The parties agree that disposition of this case depends upon interpretation of Overholtzer v. Northern Counties Ins. Co. (1953) 116 Cal.App.2d 113, 253 P.2d 116.
The Overholtzers' predecessor in interest granted neighbor Musso an easement to construct and maintain a water pipe on his real property. The Overholtzers were aware of the pipe when they purchased the property, but the title company did not report that the pipe represented a recorded easement constituting a cloud on the title. Unknown to the title company, the Overholtzers intended to convert the land from agricultural to industrial use. Relying upon the title report, the Overholtzers spent more than $50,000 to construct a lumber mill. After the mill was operating, the Overholtzers and the Mussos got into a property dispute that ended in litigation over the water pipe. The Overholtzers lost and then sued the title company.
After concluding that the Overholtzers were entitled to damages for the decrease in market value of the property, the court framed the issue: “is it the diminution in the market value of the property caused by the defect and measured at the time of purchase, market value being measured by the use to which the property is then devoted, or is it the diminution in value as of the time of the discovery of the defect measured by the use to which the property is then being used?” (Overholtzer v. Northern Counties Ins. Co., supra, 116 Cal.App.2d at p. 130, 253 P.2d 116.)
The court answered: “It seems quite apparent to us that liability should be measured by diminution in the value of the property caused by the defect in title as of the date of the discovery of the defect, measured by the use to which the property is then being devoted. When a purchaser buys property and buys title insurance, he is buying protection against defects in title to the property. He is trying to protect himself then and for the future against loss if the title is defective. The policy necessarily looks to the future. It speaks of the future. The present policy is against loss the insured ‘shall sustain’ by reason of a defect in title. The insured, when he purchases the policy, does not then know that the title is defective. But later, after he has improved the property, he discovers the defect. Obviously, up to the face amount of the policy, he should be reimbursed for the loss he suffered in reliance on the policy, and that includes the diminution in value of the property as it then exists, in this case with improvements. Any other rule would not give the insured the protection for which he bargained and for which he paid.” (Overholtzer v. Northern Counties Ins. Co., supra, 116 Cal.App.2d at p. 130, 253 P.2d 116.)
In sum, the Overholtzers could recover for the diminution in value of the property measured at the time they discovered the defect in title rather than at the time of purchase. Therefore, damages would be assessed based on the Overholtzers' industrial use rather the prior agricultural use of the property.

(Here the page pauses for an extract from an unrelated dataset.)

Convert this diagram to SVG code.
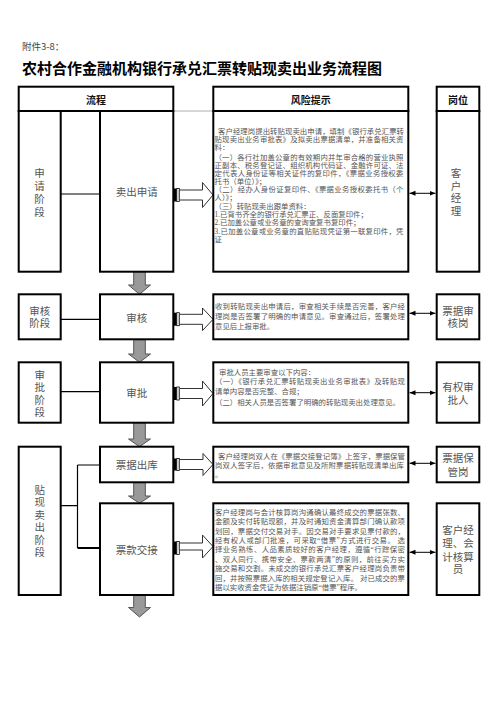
<svg xmlns="http://www.w3.org/2000/svg" width="496" height="702" viewBox="0 0 496 702">
<style>
text{font-family:"Noto Sans CJK SC","Noto Sans",sans-serif;dominant-baseline:central}
.box{fill:#fff;stroke:#000;stroke-width:2}
.risk{font-family:"Liberation Serif","Noto Sans CJK SC",serif;font-size:7.4px;fill:#555}
.lbl{font-family:"Liberation Sans","Noto Sans CJK SC",sans-serif;font-size:10.5px;fill:#555;text-anchor:middle}
.hdr{font-size:10px;font-weight:bold;fill:#111;text-anchor:middle}
.link{stroke:#000;stroke-width:1.2;fill:none}
.down{fill:#999;stroke:#555;stroke-width:1}
.hollow{fill:#fff;stroke:#333;stroke-width:1}
.dbl{stroke:#000;stroke-width:1;marker-start:url(#ah);marker-end:url(#ah)}
</style>
<defs>
<marker id="ah" viewBox="0 0 6 6" refX="6" refY="3" markerWidth="6" markerHeight="6" markerUnits="userSpaceOnUse" orient="auto-start-reverse"><path d="M0,0.5 L6,3 L0,5.5 z" fill="#000"/></marker>
</defs>
<rect width="496" height="702" fill="#fff"/>
<text x="22" y="46" style="font-size:9.5px;fill:#444">附件3-8：</text>
<text x="22" y="67.5" style="font-size:15px;font-weight:bold;fill:#000">农村合作金融机构银行承兑汇票转贴现卖出业务流程图</text>

<g id="headers">
<rect class="box" x="18.7" y="86.7" width="154.6" height="24.3"/>
<text class="hdr" x="96" y="99.5">流程</text>
<rect class="box" x="213.3" y="86.7" width="195" height="24.3"/>
<text class="hdr" x="310.8" y="99.5">风险提示</text>
<rect class="box" x="436.7" y="86.7" width="42.6" height="24.3"/>
<text class="hdr" x="458" y="99.5">岗位</text>
<line x1="173.3" y1="111" x2="213.3" y2="111" stroke="#999" stroke-width="0.8"/>
</g>

<g id="connectors">
<line class="link" x1="60.7" y1="194" x2="100" y2="194"/>
<line class="link" x1="60.7" y1="319.3" x2="100" y2="319.3"/>
<line class="link" x1="60.7" y1="391.7" x2="100" y2="391.7"/>
<path class="link" d="M60.7,505.7 H77.5 M77.5,465 V548 M77.5,465 H100"/>
<line x1="77.5" y1="548" x2="100" y2="548" stroke="#000" stroke-width="2"/>
<path class="down" d="M133.7,271.7 H145.3 V285 H150.5 L139.5,294.3 L128.5,285 H133.7 Z"/>
<path class="down" d="M133.7,339.3 H145.3 V354 H150.5 L139.5,362.3 L128.5,354 H133.7 Z"/>
<path class="down" d="M133.7,422.7 H145.3 V439 H150.5 L139.5,446.7 L128.5,439 H133.7 Z"/>
<path class="down" d="M133.7,482.3 H145.3 V496 H150.5 L139.5,503.3 L128.5,496 H133.7 Z"/>
<path class="down" d="M133.7,595 H145.3 V607.5 H150.5 L139.5,617 L128.5,607.5 H133.7 Z"/>
<g id="r1">
<rect x="173.3" y="188.5" width="3.5" height="13" fill="#000"/><rect x="176.8" y="188.5" width="2.5" height="13" fill="#fff" stroke="#000" stroke-width="0.8"/>
<path class="hollow" d="M179.3,190 H202.5 V182.5 L213,195 L202.5,207.5 V200 H179.3 Z"/>
</g>
<g id="r2">
<rect x="173.3" y="312.7" width="3.5" height="13" fill="#000"/><rect x="176.8" y="312.7" width="2.5" height="13" fill="#fff" stroke="#000" stroke-width="0.8"/>
<path class="hollow" d="M179.3,314.3 H202.5 V308 L213,319.3 L202.5,330.6 V324.3 H179.3 Z"/>
</g>
<g id="r3">
<rect x="173.3" y="387" width="3.5" height="13" fill="#000"/><rect x="176.8" y="387" width="2.5" height="13" fill="#fff" stroke="#000" stroke-width="0.8"/>
<path class="hollow" d="M179.3,388.5 H202.5 V381 L213,393.5 L202.5,406 V398.5 H179.3 Z"/>
</g>
<g id="r4">
<rect x="173.3" y="458.5" width="3.5" height="12" fill="#000"/><rect x="176.8" y="458.5" width="2.5" height="12" fill="#fff" stroke="#000" stroke-width="0.8"/>
<path class="hollow" d="M179.3,459.5 H203 V453.5 L213,464.5 L203,475.5 V469.5 H179.3 Z"/>
</g>
<g id="r5">
<rect x="173.3" y="541.5" width="3.5" height="13" fill="#000"/><rect x="176.8" y="541.5" width="2.5" height="13" fill="#fff" stroke="#000" stroke-width="0.8"/>
<path class="hollow" d="M179.3,543 H202.5 V535 L213,546.5 L202.5,558 V550 H179.3 Z"/>
</g>
<line class="dbl" x1="409.5" y1="193.3" x2="435.5" y2="193.3"/>
<line class="dbl" x1="409.5" y1="313.3" x2="435.5" y2="313.3"/>
<line class="dbl" x1="409.5" y1="392.7" x2="435.5" y2="392.7"/>
<line class="dbl" x1="409.5" y1="463.3" x2="435.5" y2="463.3"/>
<line class="dbl" x1="409.5" y1="552.3" x2="435.5" y2="552.3"/>
</g>

<g id="stage-apply">
<rect class="box" x="18.7" y="111" width="42" height="160.7"/>
<text class="lbl"><tspan x="39.5" y="173">申</tspan><tspan x="39.5" y="185.5">请</tspan><tspan x="39.5" y="198.5">阶</tspan><tspan x="39.5" y="211.5">段</tspan></text>
</g>
<g id="proc-apply">
<rect class="box" x="100" y="111" width="73.3" height="160.7"/>
<text class="lbl" x="136.7" y="192">卖出申请</text>
</g>
<g id="risk-apply">
<rect class="box" x="213.3" y="111" width="195" height="160.7"/>
<text class="risk" x="218" y="131" textLength="186" lengthAdjust="spacing">客户经理岗提出转贴现卖出申请，填制《银行承兑汇票转</text>
<text class="risk" x="214.5" y="139" textLength="189" lengthAdjust="spacing">贴现卖出业务审批表》及拟卖出票据清单，并准备相关资</text>
<text class="risk" x="214.5" y="147">料：</text>
<text class="risk" x="214.5" y="157.7" textLength="189" lengthAdjust="spacing">（一）各行社加盖公章的有效期内并年审合格的营业执照</text>
<text class="risk" x="214.5" y="165.7" textLength="189" lengthAdjust="spacing">正副本、税务登记证、组织机构代码证、金融许可证、法</text>
<text class="risk" x="214.5" y="173.7" textLength="189" lengthAdjust="spacing">定代表人身份证等相关证件的复印件，《票据业务授权委</text>
<text class="risk" x="214.5" y="181.7">托书（单位）》；</text>
<text class="risk" x="214.5" y="189.5" textLength="189" lengthAdjust="spacing">（二）经办人身份证复印件、《票据业务授权委托书（个</text>
<text class="risk" x="214.5" y="197.5">人）》；</text>
<text class="risk" x="214.5" y="206">（三）转贴现卖出跟单资料：</text>
<text class="risk" x="214.5" y="214.3">1.已背书齐全的银行承兑汇票正、反面复印件；</text>
<text class="risk" x="214.5" y="222.7">2.已加盖公章或业务章的查询查复书复印件；</text>
<text class="risk" x="214.5" y="231" textLength="189" lengthAdjust="spacing">3.已加盖公章或业务章的直贴贴现凭证第一联复印件，凭</text>
<text class="risk" x="214.5" y="239">证</text>
</g>
<g id="post-apply">
<rect class="box" x="436.7" y="111" width="42.6" height="160.7"/>
<text class="lbl"><tspan x="456" y="173">客</tspan><tspan x="456" y="185.7">户</tspan><tspan x="456" y="198.3">经</tspan><tspan x="456" y="211">理</tspan></text>
</g>

<g id="stage-review">
<rect class="box" x="18.7" y="294.3" width="42" height="45"/>
<text class="lbl"><tspan x="39.7" y="310.7">审核</tspan><tspan x="39.7" y="323.3">阶段</tspan></text>
</g>
<g id="proc-review">
<rect class="box" x="100" y="294.3" width="73.3" height="45"/>
<text class="lbl" x="136.7" y="317.7">审核</text>
</g>
<g id="risk-review">
<rect class="box" x="213.3" y="294.3" width="195" height="45"/>
<text class="risk" x="215" y="306" textLength="190" lengthAdjust="spacing">收到转贴现卖出申请后，审查相关手续是否完善，客户经</text>
<text class="risk" x="215" y="316" textLength="190" lengthAdjust="spacing">理岗是否签署了明确的申请意见。审查通过后，签署处理</text>
<text class="risk" x="215" y="326.5">意见后上报审批。</text>
</g>
<g id="post-review">
<rect class="box" x="436.7" y="294.3" width="42.6" height="45"/>
<text class="lbl"><tspan x="458" y="310.7">票据审</tspan><tspan x="458" y="323.3">核岗</tspan></text>
</g>

<g id="stage-approve">
<rect class="box" x="18.7" y="362.3" width="42" height="60.4"/>
<text class="lbl"><tspan x="39.7" y="375">审</tspan><tspan x="39.7" y="387.3">批</tspan><tspan x="39.7" y="399.6">阶</tspan><tspan x="39.7" y="412">段</tspan></text>
</g>
<g id="proc-approve">
<rect class="box" x="100" y="362.3" width="73.3" height="60.4"/>
<text class="lbl" x="136.7" y="393">审批</text>
</g>
<g id="risk-approve">
<rect class="box" x="213.3" y="362.3" width="195" height="60.4"/>
<text class="risk" x="219" y="372">审批人员主要审查以下内容：</text>
<text class="risk" x="215" y="381.7" textLength="190" lengthAdjust="spacing">（一）《银行承兑汇票转贴现卖出业务审批表》及转贴现</text>
<text class="risk" x="215" y="391.7">请单内容是否完整、合规；</text>
<text class="risk" x="215" y="402.3" textLength="185" lengthAdjust="spacing">（二）相关人员是否签署了明确的转贴现卖出处理意见。</text>
</g>
<g id="post-approve">
<rect class="box" x="436.7" y="362.3" width="42.6" height="60.4"/>
<text class="lbl"><tspan x="458" y="387.3">有权审</tspan><tspan x="458" y="399.8">批人</tspan></text>
</g>

<g id="stage-sell">
<rect class="box" x="18.7" y="446.7" width="42" height="148.3"/>
<text class="lbl"><tspan x="39.7" y="490">贴</tspan><tspan x="39.7" y="502.4">现</tspan><tspan x="39.7" y="514.8">卖</tspan><tspan x="39.7" y="527.2">出</tspan><tspan x="39.7" y="539.6">阶</tspan><tspan x="39.7" y="552">段</tspan></text>
</g>
<g id="proc-out">
<rect class="box" x="100" y="446.7" width="73.3" height="35.6"/>
<text class="lbl" x="136.7" y="465">票据出库</text>
</g>
<g id="risk-out">
<rect class="box" x="213.3" y="446.7" width="195" height="35.6"/>
<text class="risk" x="218" y="456" textLength="187" lengthAdjust="spacing">客户经理岗双人在《票据交接登记簿》上签字，票据保管</text>
<text class="risk" x="215" y="465.3" textLength="189" lengthAdjust="spacing">岗双人签字后，依据审批意见及所附票据转贴现清单出库</text>
<text class="risk" x="215" y="474.5">。</text>
</g>
<g id="post-out">
<rect class="box" x="436.7" y="446.7" width="42.6" height="35.6"/>
<text class="lbl"><tspan x="458" y="458.3">票据保</tspan><tspan x="458" y="471.7">管岗</tspan></text>
</g>
<g id="proc-deliver">
<rect class="box" x="100" y="503.3" width="73.3" height="91.7"/>
<text class="lbl" x="136.7" y="550">票款交接</text>
</g>
<g id="risk-deliver">
<rect class="box" x="213.3" y="503.3" width="195" height="91.7"/>
<text class="risk" x="215" y="512.3" textLength="190" lengthAdjust="spacing">客户经理岗与会计核算岗沟通确认最终成交的票据张数、</text>
<text class="risk" x="215" y="521.7" textLength="190" lengthAdjust="spacing">金额及实付转贴现额，并及时通知资金清算部门确认款项</text>
<text class="risk" x="215" y="531.1" textLength="190" lengthAdjust="spacing">划回，票据交付交易对手。因交易对手要求见票付款的，</text>
<text class="risk" x="215" y="540.5" textLength="190" lengthAdjust="spacing">经有权人或部门批准，可采取“借票”方式进行交易。 选</text>
<text class="risk" x="215" y="549.9" textLength="190" lengthAdjust="spacing">择业务熟练、人品素质较好的客户经理，遵循“行踪保密</text>
<text class="risk" x="215" y="559.3" textLength="190" lengthAdjust="spacing">、双人同行、携带安全、票款两清”的原则，前往买方实</text>
<text class="risk" x="215" y="568.7" textLength="190" lengthAdjust="spacing">施交易和交割。未成交的银行承兑汇票客户经理岗负责带</text>
<text class="risk" x="215" y="578.1" textLength="190" lengthAdjust="spacing">回，并按照票据入库的相关规定登记入库。 对已成交的票</text>
<text class="risk" x="215" y="587.5">据以实收资金凭证为依据注销原“借票”程序。</text>
</g>
<g id="post-deliver">
<rect class="box" x="436.7" y="503.3" width="42.6" height="91.7"/>
<text class="lbl"><tspan x="458" y="530">客户经</tspan><tspan x="458" y="543.3">理、会</tspan><tspan x="458" y="556.7">计核算</tspan><tspan x="458" y="569">员</tspan></text>
</g>
</svg>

From this ruling, Fidelity argues that Anderson should also recover damages based on the use of the property at the time he discovered the defect in title. Therefore, according to Fidelity, damages should be measured based on the property with the original structure rather than on the property improved with a duplex.
We believe that Fidelity's approach violates the spirit, if not the letter, of Overholtzer.
We do not read Overholtzer to establish a rigid rule that damages must be assessed in every case based on the diminution in value of the property as it exists when the defect is discovered. In Nebo, Inc. v. Transamerica Title Ins. Co. (1971) 21 Cal.App.3d 222, 98 Cal.Rptr. 237, for example, the insured recovered from the title company rent lost on four houses during almost three and one-half years the company spent clearing the title.
Finding Overholtzer and Nebo “harmonious,” the court in Native Sun Investment Group v. Ticor Title Ins. Co. (1987) 189 Cal.App.3d 1265, 1274, 235 Cal.Rptr. 34, observed: “Taken together, those cases allow an insured to recover damages caused by a defect in title covered by the policy. [Citation.] By measuring the value of real estate without a given defect and subtracting the value of the land with the defect, a diminution in value measure of damages, such as the one used in Overholtzer, isolates the damages caused by the defect. However, as the Nebo opinion demonstrates, diminution in value is not the only means of drawing a causal connection between proven damages and a title defect.”
Rather, the essence of Overholtzer is that the insured's expectations are paramount. The court observed: “Title insurance policies should be interpreted in the same fashion as are other insurance policies, that is, liberally in favor of the insured, and against the insurer. Title insurance is practically an unregulated business. No state control is exercised over the terms of the policies or over rates. The companies frame the policies. When the very contingency happens that was insured against, only clear and compelling reasons should permit a court to deny to the insured full reimbursement for all losses, up to the face amount of the policy, sustained because of the happening of such contingency. [Citations.]” (116 Cal.App.2d at p. 122, 253 P.2d 116.)
In this case, we see no reason why Anderson's recovery should depend upon the fact that, unlike the Overholtzers, he had not already constructed improvements at the time the defect in title was discovered. Anderson relied upon representations by Fidelity in planning improvements on the property and in closing the sale. More importantly, he relied upon Fidelity's representations in tendering the purchase price to the seller. Anderson's inability to develop the property in the manner expected due to a recorded easement missed by Fidelity may be just as injurious as a property owner's discovery of an easement after development. Indeed, in some ways, we think Anderson's case is stronger than the Overholtzers'.
The Overholtzers were aware of Musso's water pipe when they purchased the property because the pipe was partially above-ground. Here, Anderson had no knowledge of the sewer easement. Moreover, when the policy was issued in Overholtzer, the title company did not know that the buyers intended to convert the property from agricultural to industrial use. Here, the purchase agreement recited that the structure on the property had no value. At a minimum, Fidelity was on constructive notice that the buyer likely planned improvements on the property. Thus, in this case, the buyer had less information and, at the same time, the title insurance company had more information than did the parties in Overholtzer.
We conclude that the trial court did not err in finding the appraisal of Anderson's expert to be more persuasive and in awarding damages accordingly.
The judgment is affirmed.
COTTLE, Presiding Justice.
BAMATTRE–MANOUKIAN and WUNDERLICH, JJ., concur.